In her speech Democracy and Diversity, Dr Rata explains that the original promoters of biculturalism were the new professionals raised in the 50s and 60s. They turned their backs on traditional class politics to embrace the emerging politics of culture with its focus on identity – ethnicity, gender, sexuality, conservation: “The problem with biculturalism is not that it has not delivered the promised social justice – that was never going to happen. The problem is that it became a belief system for a new political class that lost its intellectual nerve and its political way.”
What all of this means is that many Members of Parliament have embraced biculturalism as a fundamental belief system. As such, they share the agenda of radical tribal separatists, who are using the constitutional review to divide New Zealand by entrenching iwi in a position of racial, legal, cultural and economic superiority over all other citizens.
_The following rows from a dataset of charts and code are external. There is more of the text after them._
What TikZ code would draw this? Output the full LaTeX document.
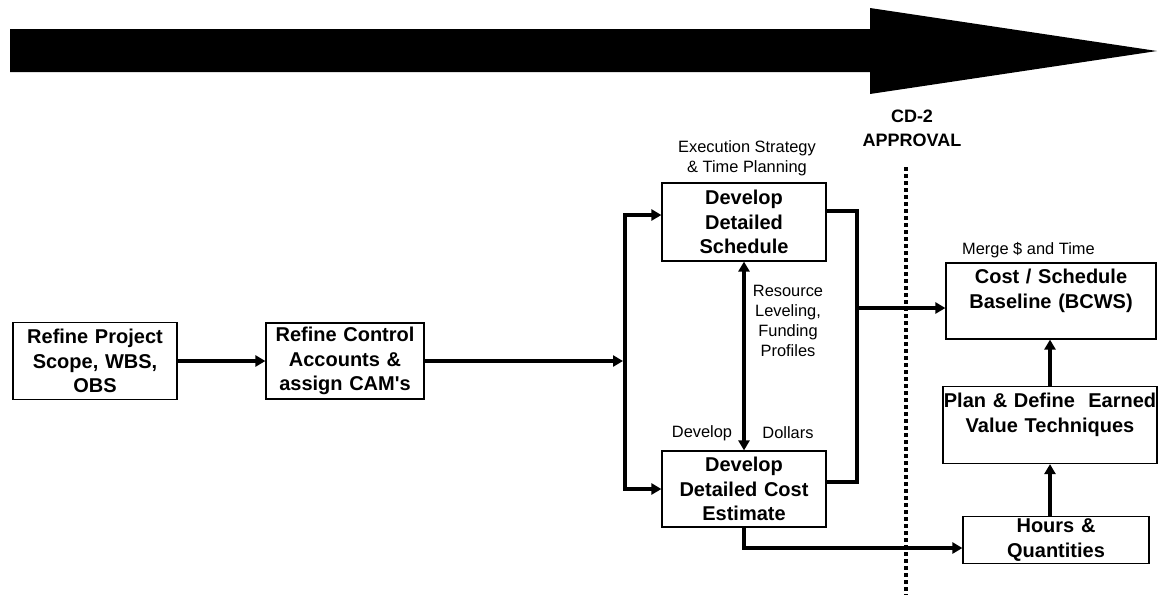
\documentclass[tikz,border=0pt]{standalone}
\usepackage{fontspec}
\setmainfont{Liberation Sans}
\usetikzlibrary{arrows.meta,positioning}

\newcommand{\boxfont}{\fontsize{20}{24.5}\selectfont\bfseries}
\newcommand{\notefont}{\fontsize{16.4}{20}\selectfont}

\tikzset{
  box/.style={draw, line width=1.2pt, align=center, inner sep=0pt, font=\boxfont},
  note/.style={align=center, inner sep=0pt, font=\notefont},
  flow/.style={line width=4pt, -{Triangle[length=10pt,width=11pt]}},
  both/.style={line width=4pt, {Triangle[length=10pt,width=11pt]}-{Triangle[length=10pt,width=11pt]}},
  link/.style={line width=4pt},
}

\begin{document}
\begin{tikzpicture}[x=1pt, y=-1pt]
    \useasboundingbox (0,0) rectangle (1158,595);

    % big arrow along the top
    \fill (10,29) -- (870,29) -- (870,8) -- (1157,51) -- (870,94) -- (870,72) -- (10,72) -- cycle;

    % milestone
    \node[font=\fontsize{18}{24}\selectfont\bfseries, align=center, inner sep=0pt] (cd) at (912,128) {CD-2\\APPROVAL};
    \draw[line width=3.5pt, dash pattern=on 4pt off 3pt] (906,167) -- (906,595);

    % the boxes
    \node[box, text width=164pt, minimum height=77pt] (scope) at (95,361) {Refine Project\\Scope, WBS,\\OBS};
    \node[box, text width=158pt, minimum height=76pt] (ctrl) at (345,361) {Refine Control\\Accounts \&\\assign CAM\textquotesingle s};
    \node[box, text width=164pt, minimum height=78pt] (sched) at (744,222) {Develop\\Detailed\\Schedule};
    \node[box, text width=164pt, minimum height=76pt] (cost) at (744,489) {Develop\\Detailed Cost\\Estimate};
    \node[box, text width=210pt, minimum height=76pt] (base) at (1051,301) {Cost / Schedule\\Baseline (BCWS)\\~};
    \node[box, text width=214pt, minimum height=77pt] (plan) at (1050,425) {Plan \& Define~ Earned\\Value Techniques\\~};
    \node[box, text width=186pt, minimum height=47pt] (hours) at (1056,540) {Hours \&\\Quantities};

    % side notes
    \node[note] (exec) at (747,158) {Execution Strategy\\\& Time Planning};
    \node[note] (res) at (788,321) {Resource\\Leveling,\\Funding\\Profiles};
    \node[note] (dev) at (702,433) {Develop};
    \node[note] (dol) at (788,433) {Dollars};
    \node[note, anchor=west] (merge) at (962,250) {Merge \$ and Time};

    % junctions
    \coordinate (jn) at (625,361);
    \coordinate (mg) at (857,308);

    % connectors
    \draw[flow] (scope.east) -- (ctrl.west);
    \draw[flow, shorten >=2pt] (ctrl.east) -- (jn);
    \draw[flow] (jn) |- ([yshift=7pt]sched.west);
    \draw[flow] (jn) |- (cost.west);
    \draw[both] (sched.south) -- (cost.north);
    \draw[link] ([yshift=11pt]sched.east) -| (mg) |- ([yshift=7pt]cost.east);
    \draw[flow] (mg) -- (mg -| base.west);
    \draw[flow] (cost.south) |- ([yshift=-8pt]hours.west);
    \draw[flow] (plan.south |- hours.north) -- (plan.south);
    \draw[flow] (plan.north) -- (plan.north |- base.south);

\end{tikzpicture}
\end{document}
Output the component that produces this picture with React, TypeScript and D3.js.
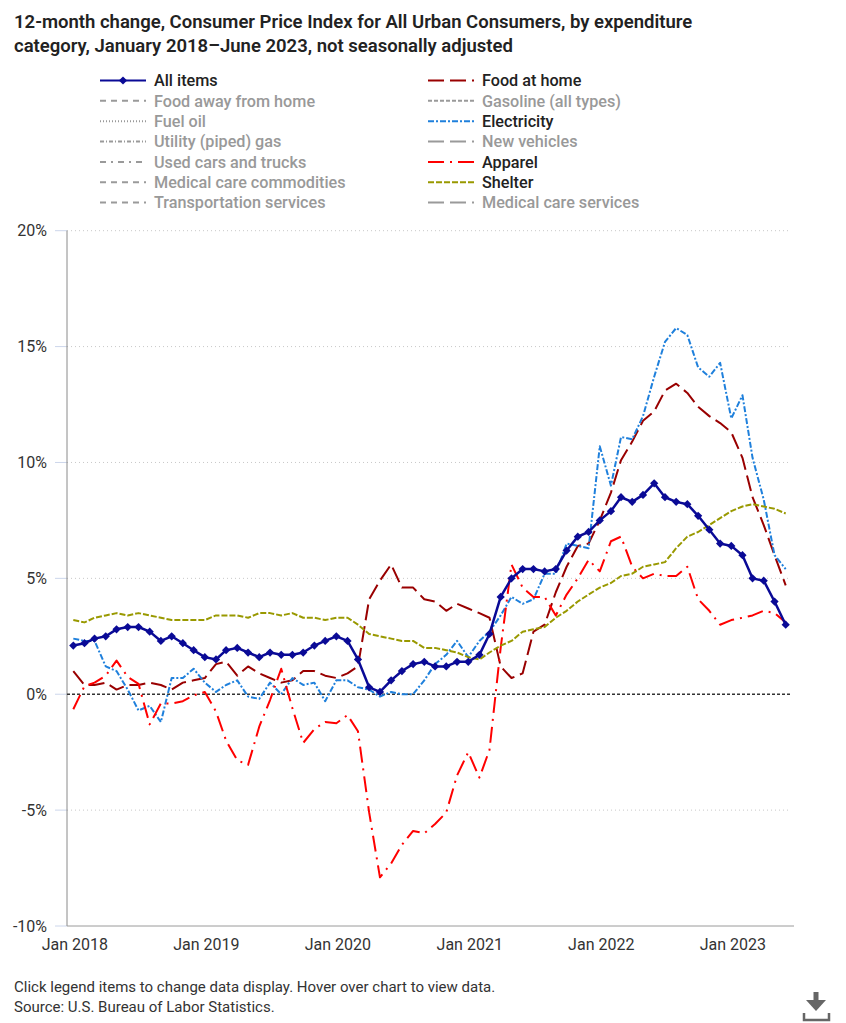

While this may seem like an unlikely union, the key point Dr Rata makes is that biculturalism is a belief system and is therefore above criticism. As such, it is now being used as a weapon to subvert democracy: “belief systems are not available for criticism – you either believe or you don’t. Democratic institutions, on the other hand are based not on belief but on the modern commitment to rationality and all that that involves – criticism, accountable authority, change. Bringing biculturalism, a belief system, into those institutions has subverted that rationality and with it, the democratic political system based upon rational concepts: the public, the secular, the universal…”
The Constitutional Advisory Panel is required to report back to the government by the end of the year on the views raised during the review process. They are to highlight any specific areas where further investigation should be carried out. With the supporters of biculturalism no doubt submitting to the review in force, it is important that everyone who is concerned about the direction of the review and the Treaty-based constitution goal of the Maori Party have their say before the end of June closing date – full details of the submission process can be found HERE.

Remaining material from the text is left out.